▶ [WHAT YOU ARE ASKED TO DO]
Begin with the line containing "Write a component" and end with the line containing "Serif', 'Times New"; set down that block verbatim and nothing else.

** Begin DATASET EXTRACT **

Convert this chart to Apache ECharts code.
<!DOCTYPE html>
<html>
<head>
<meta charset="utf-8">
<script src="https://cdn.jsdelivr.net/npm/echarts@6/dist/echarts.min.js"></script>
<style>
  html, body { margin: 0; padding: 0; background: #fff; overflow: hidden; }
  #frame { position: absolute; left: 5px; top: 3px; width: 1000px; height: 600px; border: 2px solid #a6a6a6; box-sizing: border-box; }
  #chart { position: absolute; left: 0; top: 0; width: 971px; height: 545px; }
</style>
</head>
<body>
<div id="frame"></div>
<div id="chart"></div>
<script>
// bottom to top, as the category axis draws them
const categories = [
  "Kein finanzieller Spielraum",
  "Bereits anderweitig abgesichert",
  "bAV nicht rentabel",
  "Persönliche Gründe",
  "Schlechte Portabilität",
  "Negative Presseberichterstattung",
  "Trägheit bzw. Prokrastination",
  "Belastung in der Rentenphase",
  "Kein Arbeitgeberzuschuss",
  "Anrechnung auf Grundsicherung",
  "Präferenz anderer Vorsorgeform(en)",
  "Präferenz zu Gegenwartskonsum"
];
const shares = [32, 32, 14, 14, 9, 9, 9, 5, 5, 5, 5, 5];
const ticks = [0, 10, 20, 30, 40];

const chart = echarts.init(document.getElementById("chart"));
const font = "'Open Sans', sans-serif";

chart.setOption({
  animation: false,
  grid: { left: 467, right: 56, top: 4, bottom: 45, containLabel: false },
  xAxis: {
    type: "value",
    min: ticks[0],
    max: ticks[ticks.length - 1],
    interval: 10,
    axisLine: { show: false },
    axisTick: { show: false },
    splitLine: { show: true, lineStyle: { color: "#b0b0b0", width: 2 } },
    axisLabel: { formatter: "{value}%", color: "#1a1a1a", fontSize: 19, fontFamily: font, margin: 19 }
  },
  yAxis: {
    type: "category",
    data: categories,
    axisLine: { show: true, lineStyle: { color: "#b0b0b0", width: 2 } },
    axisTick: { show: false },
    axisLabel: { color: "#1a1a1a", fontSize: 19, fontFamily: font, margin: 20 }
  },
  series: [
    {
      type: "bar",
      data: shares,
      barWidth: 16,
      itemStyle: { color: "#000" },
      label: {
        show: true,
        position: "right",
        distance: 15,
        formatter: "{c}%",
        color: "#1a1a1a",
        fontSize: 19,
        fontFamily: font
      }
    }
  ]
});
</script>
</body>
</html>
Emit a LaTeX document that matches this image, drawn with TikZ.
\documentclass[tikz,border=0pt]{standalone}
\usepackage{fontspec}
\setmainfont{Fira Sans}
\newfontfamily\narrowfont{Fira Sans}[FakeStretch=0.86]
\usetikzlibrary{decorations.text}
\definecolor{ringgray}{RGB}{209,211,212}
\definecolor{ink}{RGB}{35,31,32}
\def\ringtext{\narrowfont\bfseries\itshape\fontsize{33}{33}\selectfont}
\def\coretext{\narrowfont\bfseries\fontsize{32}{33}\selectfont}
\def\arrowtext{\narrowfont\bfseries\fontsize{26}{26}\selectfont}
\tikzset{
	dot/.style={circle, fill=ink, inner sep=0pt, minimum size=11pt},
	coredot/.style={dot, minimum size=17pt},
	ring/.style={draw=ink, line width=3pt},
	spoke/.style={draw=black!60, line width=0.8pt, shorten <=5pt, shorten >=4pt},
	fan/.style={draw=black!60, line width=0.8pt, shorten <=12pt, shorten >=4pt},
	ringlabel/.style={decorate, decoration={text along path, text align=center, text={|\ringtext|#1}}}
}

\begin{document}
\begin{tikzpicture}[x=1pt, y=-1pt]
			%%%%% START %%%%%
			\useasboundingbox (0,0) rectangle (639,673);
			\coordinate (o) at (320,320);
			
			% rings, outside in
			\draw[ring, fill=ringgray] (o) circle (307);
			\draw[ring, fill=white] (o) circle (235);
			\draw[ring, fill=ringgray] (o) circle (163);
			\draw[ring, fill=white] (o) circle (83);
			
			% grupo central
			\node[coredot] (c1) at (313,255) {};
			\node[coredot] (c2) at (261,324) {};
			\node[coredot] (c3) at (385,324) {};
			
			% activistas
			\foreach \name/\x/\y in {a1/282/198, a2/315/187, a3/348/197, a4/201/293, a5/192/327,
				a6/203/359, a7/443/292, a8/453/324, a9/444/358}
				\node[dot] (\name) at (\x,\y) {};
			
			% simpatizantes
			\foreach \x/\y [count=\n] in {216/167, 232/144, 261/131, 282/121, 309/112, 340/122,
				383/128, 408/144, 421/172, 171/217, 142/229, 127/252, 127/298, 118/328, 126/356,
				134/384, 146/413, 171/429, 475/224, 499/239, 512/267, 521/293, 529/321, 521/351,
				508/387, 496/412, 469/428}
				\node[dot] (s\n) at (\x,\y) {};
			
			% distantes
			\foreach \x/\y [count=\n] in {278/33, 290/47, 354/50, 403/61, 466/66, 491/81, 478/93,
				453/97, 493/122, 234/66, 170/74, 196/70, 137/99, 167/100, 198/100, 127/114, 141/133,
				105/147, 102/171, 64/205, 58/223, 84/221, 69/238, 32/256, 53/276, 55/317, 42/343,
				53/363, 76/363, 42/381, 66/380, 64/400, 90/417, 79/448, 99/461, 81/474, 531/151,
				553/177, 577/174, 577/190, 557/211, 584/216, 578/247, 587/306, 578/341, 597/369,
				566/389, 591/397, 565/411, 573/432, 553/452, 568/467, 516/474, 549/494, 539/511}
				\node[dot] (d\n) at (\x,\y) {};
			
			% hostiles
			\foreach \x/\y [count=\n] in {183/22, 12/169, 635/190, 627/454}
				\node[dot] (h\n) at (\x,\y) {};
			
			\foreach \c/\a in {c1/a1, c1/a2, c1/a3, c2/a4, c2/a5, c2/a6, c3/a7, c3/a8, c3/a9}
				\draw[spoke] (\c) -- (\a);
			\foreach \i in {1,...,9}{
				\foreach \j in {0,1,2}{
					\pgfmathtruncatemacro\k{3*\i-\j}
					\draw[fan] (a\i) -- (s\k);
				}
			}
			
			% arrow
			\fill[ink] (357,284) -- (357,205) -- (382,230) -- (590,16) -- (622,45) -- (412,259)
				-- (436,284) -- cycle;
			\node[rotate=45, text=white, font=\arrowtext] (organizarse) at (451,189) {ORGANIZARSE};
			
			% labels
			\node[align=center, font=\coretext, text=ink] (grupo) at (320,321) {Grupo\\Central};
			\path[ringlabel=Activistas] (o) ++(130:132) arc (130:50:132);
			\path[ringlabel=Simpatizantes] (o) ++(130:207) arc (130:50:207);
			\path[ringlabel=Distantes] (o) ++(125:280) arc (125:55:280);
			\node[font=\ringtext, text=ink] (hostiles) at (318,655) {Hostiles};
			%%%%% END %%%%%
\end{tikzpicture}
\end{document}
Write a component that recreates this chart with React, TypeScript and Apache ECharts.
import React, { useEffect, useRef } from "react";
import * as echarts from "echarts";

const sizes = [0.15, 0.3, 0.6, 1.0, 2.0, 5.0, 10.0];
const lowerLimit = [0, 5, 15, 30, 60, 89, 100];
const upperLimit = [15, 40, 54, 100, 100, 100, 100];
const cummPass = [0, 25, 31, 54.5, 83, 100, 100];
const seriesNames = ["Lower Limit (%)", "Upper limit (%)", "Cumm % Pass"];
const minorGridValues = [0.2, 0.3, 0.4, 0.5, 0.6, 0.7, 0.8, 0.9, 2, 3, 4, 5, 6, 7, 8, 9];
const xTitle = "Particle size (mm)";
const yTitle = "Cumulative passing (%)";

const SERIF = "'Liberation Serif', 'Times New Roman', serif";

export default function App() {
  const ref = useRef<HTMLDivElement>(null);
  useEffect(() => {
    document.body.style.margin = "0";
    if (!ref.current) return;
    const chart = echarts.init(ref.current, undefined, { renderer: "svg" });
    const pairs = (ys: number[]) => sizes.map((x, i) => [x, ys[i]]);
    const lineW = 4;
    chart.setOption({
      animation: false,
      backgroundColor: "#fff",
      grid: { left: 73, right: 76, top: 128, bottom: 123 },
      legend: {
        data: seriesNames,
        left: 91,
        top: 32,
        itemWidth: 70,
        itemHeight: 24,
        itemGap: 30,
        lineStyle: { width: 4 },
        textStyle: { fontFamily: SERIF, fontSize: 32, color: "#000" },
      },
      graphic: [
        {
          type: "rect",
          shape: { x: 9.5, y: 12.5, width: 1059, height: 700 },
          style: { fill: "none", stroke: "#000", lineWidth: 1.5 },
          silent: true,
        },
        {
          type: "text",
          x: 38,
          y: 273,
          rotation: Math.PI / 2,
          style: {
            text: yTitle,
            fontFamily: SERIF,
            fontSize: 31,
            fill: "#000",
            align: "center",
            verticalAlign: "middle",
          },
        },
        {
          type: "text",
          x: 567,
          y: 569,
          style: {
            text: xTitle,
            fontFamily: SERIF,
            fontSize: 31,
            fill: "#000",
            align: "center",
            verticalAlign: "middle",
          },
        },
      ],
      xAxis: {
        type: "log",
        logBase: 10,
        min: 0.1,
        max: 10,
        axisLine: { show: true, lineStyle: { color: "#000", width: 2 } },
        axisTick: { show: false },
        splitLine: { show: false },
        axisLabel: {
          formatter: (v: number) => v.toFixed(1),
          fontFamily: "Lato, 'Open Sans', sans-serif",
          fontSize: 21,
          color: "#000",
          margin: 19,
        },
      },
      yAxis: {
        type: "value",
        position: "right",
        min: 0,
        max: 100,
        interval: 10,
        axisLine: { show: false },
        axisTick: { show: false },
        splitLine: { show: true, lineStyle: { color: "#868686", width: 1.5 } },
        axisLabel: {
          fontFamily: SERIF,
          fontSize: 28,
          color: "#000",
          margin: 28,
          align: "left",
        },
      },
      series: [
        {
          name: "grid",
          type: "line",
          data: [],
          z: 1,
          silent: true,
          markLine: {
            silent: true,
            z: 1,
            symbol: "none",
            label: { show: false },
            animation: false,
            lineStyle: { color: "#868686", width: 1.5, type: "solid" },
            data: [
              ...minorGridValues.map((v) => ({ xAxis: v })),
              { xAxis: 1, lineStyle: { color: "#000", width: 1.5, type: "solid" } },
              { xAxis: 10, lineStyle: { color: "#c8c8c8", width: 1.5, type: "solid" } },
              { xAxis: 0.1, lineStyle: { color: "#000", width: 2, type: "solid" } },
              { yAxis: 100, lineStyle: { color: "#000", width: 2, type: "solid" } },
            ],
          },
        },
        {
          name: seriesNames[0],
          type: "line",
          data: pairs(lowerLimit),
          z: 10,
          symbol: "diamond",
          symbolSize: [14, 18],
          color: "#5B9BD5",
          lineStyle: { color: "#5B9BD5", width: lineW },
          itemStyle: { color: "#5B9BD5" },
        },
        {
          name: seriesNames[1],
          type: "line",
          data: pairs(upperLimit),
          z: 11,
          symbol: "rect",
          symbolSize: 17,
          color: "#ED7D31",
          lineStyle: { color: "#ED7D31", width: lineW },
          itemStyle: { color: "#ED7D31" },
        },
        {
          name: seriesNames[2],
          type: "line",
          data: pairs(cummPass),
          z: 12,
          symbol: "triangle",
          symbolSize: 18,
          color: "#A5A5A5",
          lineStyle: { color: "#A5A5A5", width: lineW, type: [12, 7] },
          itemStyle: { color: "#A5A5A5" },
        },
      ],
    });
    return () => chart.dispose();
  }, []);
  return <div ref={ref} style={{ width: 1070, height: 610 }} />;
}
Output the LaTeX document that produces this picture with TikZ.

** End DATASET EXTRACT **

▶ [WRITTEN SOLUTION]
Write a component that recreates this chart with React, TypeScript and Apache ECharts.
import React, { useEffect, useRef } from "react";
import * as echarts from "echarts";

const sizes = [0.15, 0.3, 0.6, 1.0, 2.0, 5.0, 10.0];
const lowerLimit = [0, 5, 15, 30, 60, 89, 100];
const upperLimit = [15, 40, 54, 100, 100, 100, 100];
const cummPass = [0, 25, 31, 54.5, 83, 100, 100];
const seriesNames = ["Lower Limit (%)", "Upper limit (%)", "Cumm % Pass"];
const minorGridValues = [0.2, 0.3, 0.4, 0.5, 0.6, 0.7, 0.8, 0.9, 2, 3, 4, 5, 6, 7, 8, 9];
const xTitle = "Particle size (mm)";
const yTitle = "Cumulative passing (%)";

const SERIF = "'Liberation Serif', 'Times New Roman', serif";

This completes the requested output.